# Which 220 did I just fondle?



## babs (Nov 30, 2007)

Ok... messin' in the case at my local range/shop.. Had a 220 I slobbered all over.. I think I like this pistol enough to let go the 226 and shell out for.

New gun.. 
.45, black, 
shorter barrel, 
rail, 
SAO, 
and the interesting thing.. A beavertail.
8 round single-stack (one thing I'm not all that silly about)

... So at pc now surfing to identify this thing.. Which is it.
Short SAO w/ beavertail and rail.

Odd pistol.. sweet lookin' gun though.
I'm still searching.. something new from Sig maybe?

... anybody wanna black 226 9 w 300ish rounds through it? hehehe  kidding, I might just have to shell out and have BOTH. Like I said, I've got Sig-itis.. However there's an FNP-45 d/s next to it that fires me up too. Big a$$ gun though, even for a double-stack 45 poly. :smt033

... Ok, more searching done... the only short barrel 220 SAO's with Beavertails are the Elite Carry SAO.. However, this gun had plain-jane black grips. I dunno. Nice gun though except for that 8rd single-stack.


----------



## Growler67 (Sep 8, 2008)

http://www.sigsauer.com/Products/ShowCatalogProductDetails.aspx?categoryid=6&productid=151 ? The ones with a "beavertail" are not SAO but SA/DA.


----------



## babs (Nov 30, 2007)

exactly.. That's what's got me puzzled.. unless they offered one at one time. I can promise this pistol had a beavertail, SAO, full grip 8rd, short barrel exactly like below.

It's like this gun except black grips. Price marked was $700, if that helps.
http://www.sigsauer.com/Products/ShowCatalogProductDetails.aspx?categoryid=37&productid=188


----------



## Growler67 (Sep 8, 2008)

Was it a CPO? There is a P220 with a rail and beavertail (also pictured on the SiGArms site) that might have had the SAO done to it (just a swap of parts) and then traded in or something where you saw/fondled it.
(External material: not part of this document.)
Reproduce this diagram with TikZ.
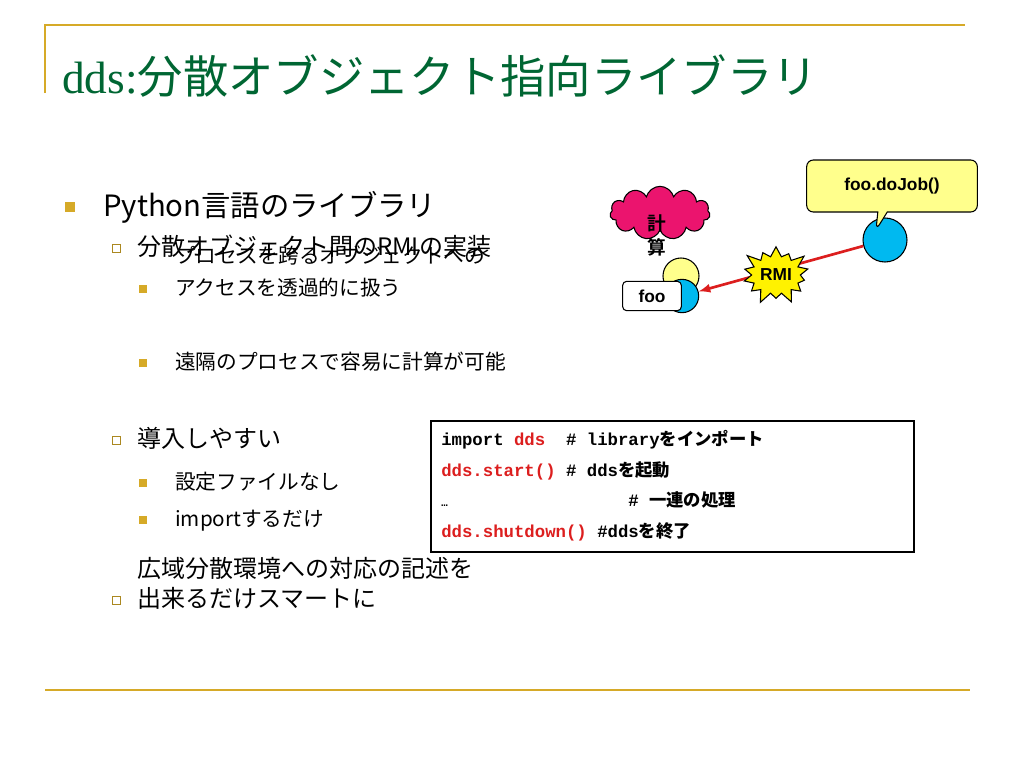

Just WAG-ing here.


----------



## babs (Nov 30, 2007)

Ok.. a little surfing and found a thread that says the poly grip version is a rare species of some kind of contract overrun guns.. hmmmm the plot thickens.
http://sigforum.com/eve/forums/a/tpc/f/430601935/m/7451011931/p/1

This is exactly the gun. Feel free to chime in Sig officianado's.


----------



## babs (Nov 30, 2007)

Growler67 said:


> Was it a CPO? There is a P220 with a rail and beavertail (also pictured on the SiGArms site) that might have had the SAO done to it (just a swap of parts) and then traded in or something where you saw/fondled it. Just WAG-ing here.
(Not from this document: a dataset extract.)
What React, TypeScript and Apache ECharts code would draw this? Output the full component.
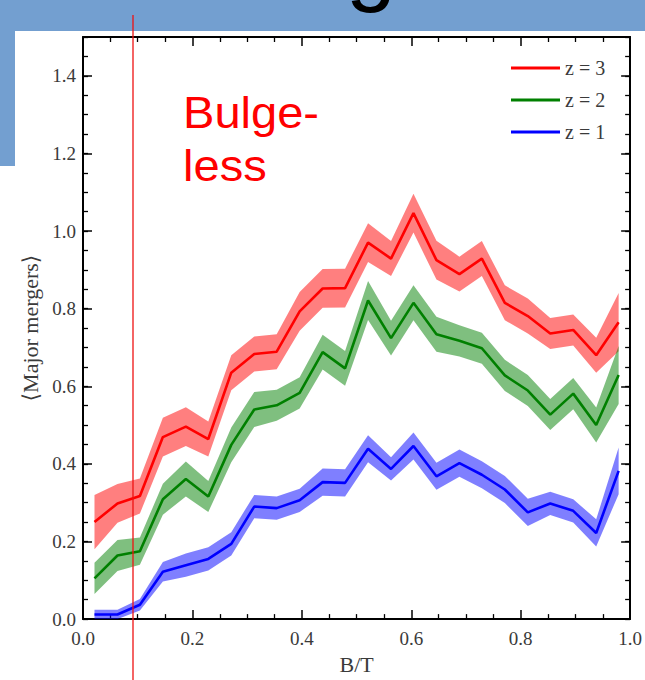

Pretty good WAG's but no it was a new gun best I could tell.. I could verify. 8-rds.. man if it was a double stack I'd be calling a buyer I have to get the 9 226 sold right now.

Eh.. I'll slow down and consider that SAO for a minute though. Is that something I'd want? I know that trigger pull was NIIIIICE. This would be a safe/range gun.. not really a carry gun except on the property. Don't have a rail now on the 226, so that'd be cool for a light.


----------



## Growler67 (Sep 8, 2008)

Apparently a contract overrun: http://sigforum.com/eve/forums/a/tpc/f/430601935/m/7451011931/p/1


----------



## Alaskan_Viking (Jun 13, 2006)

???? I"m a little confused; those sources say the over run guns don't have the SRT trigger, but all of the over run guns that I've seen on gunbroker, GunsAmerica, etc all say they do have the SRT trigger?


----------



## Growler67 (Sep 8, 2008)

The SRT (Short Reset Trigger) is NOT the same as SAO (Single Action Only) and the SRT is only compatable with DA or DAO/DAK actions and not the SAO.


----------



## Ram Rod (Jan 16, 2008)

P220 Carry. It is SAO


----------



## oak1971 (Apr 28, 2008)

For 700 bucks, buy it and figure out the rest later.


----------



## Alaskan_Viking (Jun 13, 2006)

Growler67 said:


> The SRT (Short Reset Trigger) is NOT the same as SAO (Single Action Only) and the SRT is only compatable with DA or DAO/DAK actions and not the SAO.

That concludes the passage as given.